Надя увидела устремленный на нее из-под очков в черной роговой оправе строгий взгляд Клары Зондеевой, и что-то словно кольнуло ее.
– Ну, скорее! – прикрикнула она на Черемисина, который с трудом вытаскивал ноги из-под парты. – Ах, какой неуклюжий! Дал же бог такие длинные нижние конечности! – Анатолий подошел. – Смотри, какие гладиолусы, – вон те, на верхушке клумбы. Это я сажала весной. Красивые, правда?
– Очень, – согласился Анатолий. – Раз это сажала ты, значит…
– Значит – ничего не значит! – немедленно рассердилась Надя, обиженная тем, что он не понял того, что было у нее на душе. – Они лучше всех – вот и всё.
Анатолий пожал плечами и сделал движение, чтобы уйти.
– Куда же ты? Я вчера долго не могла заснуть, – тише и весьма доверительно добавила она, положив свою руку на его руку. – А в окно светила луна, круглая, как апельсин.
– «И следила по тучам игру…» – шутливо запел Анатолий.
– Не паясничай. Нет, я думала об… об одном человеке, который… мне очень нравится.
«Если бы это был я!» – тайком вздохнул Анатолий.
– Он никогда не будет знать об этом, никогда. И мне было грустно. Захотелось написать что-нибудь такое… жизненное, чтобы за сердце брало… И еще я думала о журнале. Две недели прошло, как нас выбрали, а мы еще ничего не сделали; ты, главный редактор…
– Гм… гм…
– …когда ты возьмешься за дело? Наговорил, наговорил! «Полет на Луну»! «В наш век сверхдальних межконтинентальных ракет»… Немедленно собирай заседание редколлегии.
– Так я же намечаю план… то есть все обдумываю…
– Мало – намечать, делать нужно! – грозно сверкнула глазами Надя и так быстро повернулась, что косы ее описали в воздухе стремительный полукруг.
На душе у нее было светло, радостно. Она подсела к Кларе, которая повторяла химию.
– Кларочка! Милая! Как хорошо! Как все хорошо!
Клара посмотрела на Надю долгим, спрашивающим взглядом.
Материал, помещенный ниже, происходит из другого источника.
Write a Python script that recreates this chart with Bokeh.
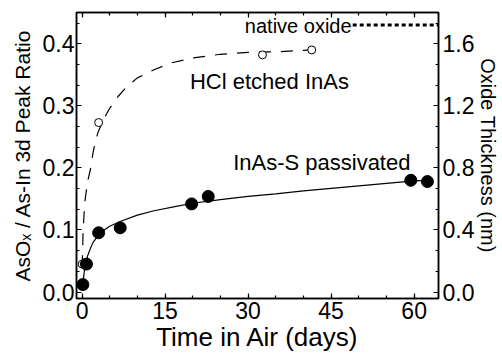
from bokeh.plotting import figure
from bokeh.models import (LinearAxis, Range1d, SingleIntervalTicker, NumeralTickFormatter, Label,
                          CustomJSTickFormatter)
from bokeh.embed import file_html
from bokeh.resources import INLINE

# InAs-S passivated (filled circles)
s_days = [0.15, 0.8, 3.0, 6.9, 19.8, 22.8, 59.4, 62.4]
s_ratio = [0.012, 0.045, 0.0955, 0.1035, 0.142, 0.154, 0.180, 0.178]

# HCl etched InAs (open circles)
h_days = [0.03, 3.0, 32.6, 41.5]
h_ratio = [0.045, 0.273, 0.382, 0.390]

# fitted curves
s_fit_days = [0.1, 0.5, 1, 1.5, 2, 3, 4, 5, 7, 10, 13, 17, 20, 25, 30, 35, 40, 45, 50, 55, 60, 62.4]
s_fit_ratio = [0.010, 0.040, 0.058, 0.070, 0.080, 0.092, 0.100, 0.106, 0.114, 0.124, 0.131, 0.138,
               0.143, 0.149, 0.154, 0.158, 0.163, 0.167, 0.171, 0.175, 0.179, 0.180]
h_fit_days = [0.02, 0.2, 0.5, 1.0, 1.5, 2.0, 2.5, 3.0, 4.0, 5.0, 6.5, 8, 10, 13, 16, 20, 25, 30, 35, 41.5]
h_fit_ratio = [0.040, 0.100, 0.145, 0.178, 0.197, 0.225, 0.246, 0.260, 0.280, 0.296, 0.315, 0.330,
               0.345, 0.358, 0.369, 0.377, 0.383, 0.386, 0.387, 0.390]

# native oxide reference level
native_days = [48.9, 64.4]
native_ratio = [0.430, 0.430]

FONT = "Liberation Sans"

p = figure(width=502, height=354, output_backend="svg", toolbar_location=None,
           x_range=Range1d(-1.0, 64.4), y_range=Range1d(-0.0104, 0.4503),
           min_border_left=76, min_border_right=63, min_border_top=12, min_border_bottom=53)
p.background_fill_color = "white"
p.border_fill_color = "white"
p.outline_line_color = "black"
p.outline_line_width = 1.5
p.grid.visible = False

p.extra_y_ranges = {"thick": Range1d(-0.0416, 1.8012)}

def style(ax, labels=True):
    ax.axis_line_color = "black"
    ax.axis_line_width = 1.5
    ax.major_tick_in = 5
    ax.major_tick_out = 0
    ax.minor_tick_in = 3
    ax.minor_tick_out = 0
    ax.major_tick_line_color = "black"
    ax.minor_tick_line_color = "black"
    ax.major_tick_line_width = 1.2
    ax.minor_tick_line_width = 1.2
    ax.major_label_text_font = FONT
    ax.major_label_text_font_size = "23px" if labels else "1px"
    ax.major_label_text_color = "black"
    ax.axis_label_text_font = FONT
    ax.axis_label_text_font_style = "normal"
    ax.axis_label_text_color = "black"

xa = p.xaxis[0]
xa.ticker = SingleIntervalTicker(interval=15, num_minor_ticks=3)
style(xa)
xa.major_label_standoff = 3
xa.axis_label = "Time in Air (days)"
xa.axis_label_text_font_size = "26px"
xa.axis_label_standoff = 0

ya = p.yaxis[0]
ya.ticker = SingleIntervalTicker(interval=0.1, num_minor_ticks=3)
ya.formatter = NumeralTickFormatter(format="0.0")
style(ya)
ya.major_label_standoff = 2
ya.axis_label = "AsOₓ / As-In 3d Peak Ratio"
ya.axis_label_text_font_size = "21px"
ya.axis_label_standoff = 6

ra = LinearAxis(y_range_name="thick", ticker=SingleIntervalTicker(interval=0.4, num_minor_ticks=3),
                formatter=NumeralTickFormatter(format="0.0"))
style(ra)
ra.major_label_standoff = 4
ra.axis_label = "Oxide Thickness (nm)"
ra.axis_label_text_font_size = "20px"
ra.axis_label_standoff = 0
p.add_layout(ra, "right")

ta = LinearAxis(ticker=SingleIntervalTicker(interval=15, num_minor_ticks=3),
                formatter=CustomJSTickFormatter(code="return ''"))
style(ta, labels=False)
ta.major_label_standoff = 0
p.add_layout(ta, "above")

# curves
p.line(h_fit_days, h_fit_ratio, line_color="black", line_width=1.2, line_dash="12 10")
p.line(s_fit_days, s_fit_ratio, line_color="black", line_width=1.2)
p.line(native_days, native_ratio, line_color="black", line_width=3, line_dash="4 3")

# markers
p.scatter(h_days, h_ratio, marker="circle", size=8, fill_color="white", line_color="black", line_width=1)
p.scatter(s_days, s_ratio, marker="circle", size=12, fill_color="black", line_color="black")

# annotations
p.add_layout(Label(x=19.5, y=0.339, text="HCl etched InAs", text_font=FONT, text_font_size="22px",
                   text_color="black", text_baseline="alphabetic", text_align="left"))
p.add_layout(Label(x=27.3, y=0.209, text="InAs-S passivated", text_font=FONT, text_font_size="22px",
                   text_color="black", text_baseline="alphabetic", text_align="left"))
p.add_layout(Label(x=48.7, y=0.428, text="native oxide", text_font=FONT, text_font_size="20px",
                   text_color="black", text_baseline="alphabetic", text_align="right"))

open("out.html", "w").write(file_html(p, INLINE))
– Все ли хорошо? Например, с геометрией…
– Кларочка, выучу. Вызубрю все!..
– Я видела, как ты шла с Черемисиным, – сказала Клара. – Вы постоянно вместе.
Это было сказано ровным, спокойным голосом, обычным для Клары, и ни один мускул не дрогнул на ее чистом лице, словно выточенном из розовато-белого мрамора. Но будь Надя повнимательней, она бы уловила слабое дрожание в голосе, она бы увидела, как какая-то тень прошла по лицу Клары. Надя не видела этого, но, добрая и отзывчивая по натуре, она почувствовала, что Клара чем-то недовольна, обняла ее и защебетала на ушко:
– Кларисик, дорогой, яблочко мое… Мы хотели встретить тебя торжественной речью. Ждали тебя, чуть на физику не опоздали, а ты… Ты рассердилась, да? Прости, прости…
Надя обняла ее еще крепче и поцеловала в щеку.
Уже звенел звонок, в класс входили ребята. И Надя услышала над своей головой крепнущий тенорок Степана Холмогорова:
– И лобзания, и слезы…
Надя взглянула. Дозорный!
– Вот он! Всех подвел! Бейте его!
Поколотив Степана, Надя снова кинулась к Кларе:
– Мы помирились, да? Помирились?
– Хорошо, – сказала Клара. – Кстати, мне с тобой надо поговорить. С определенной точки зрения твое поведение… Тихо, урок начался.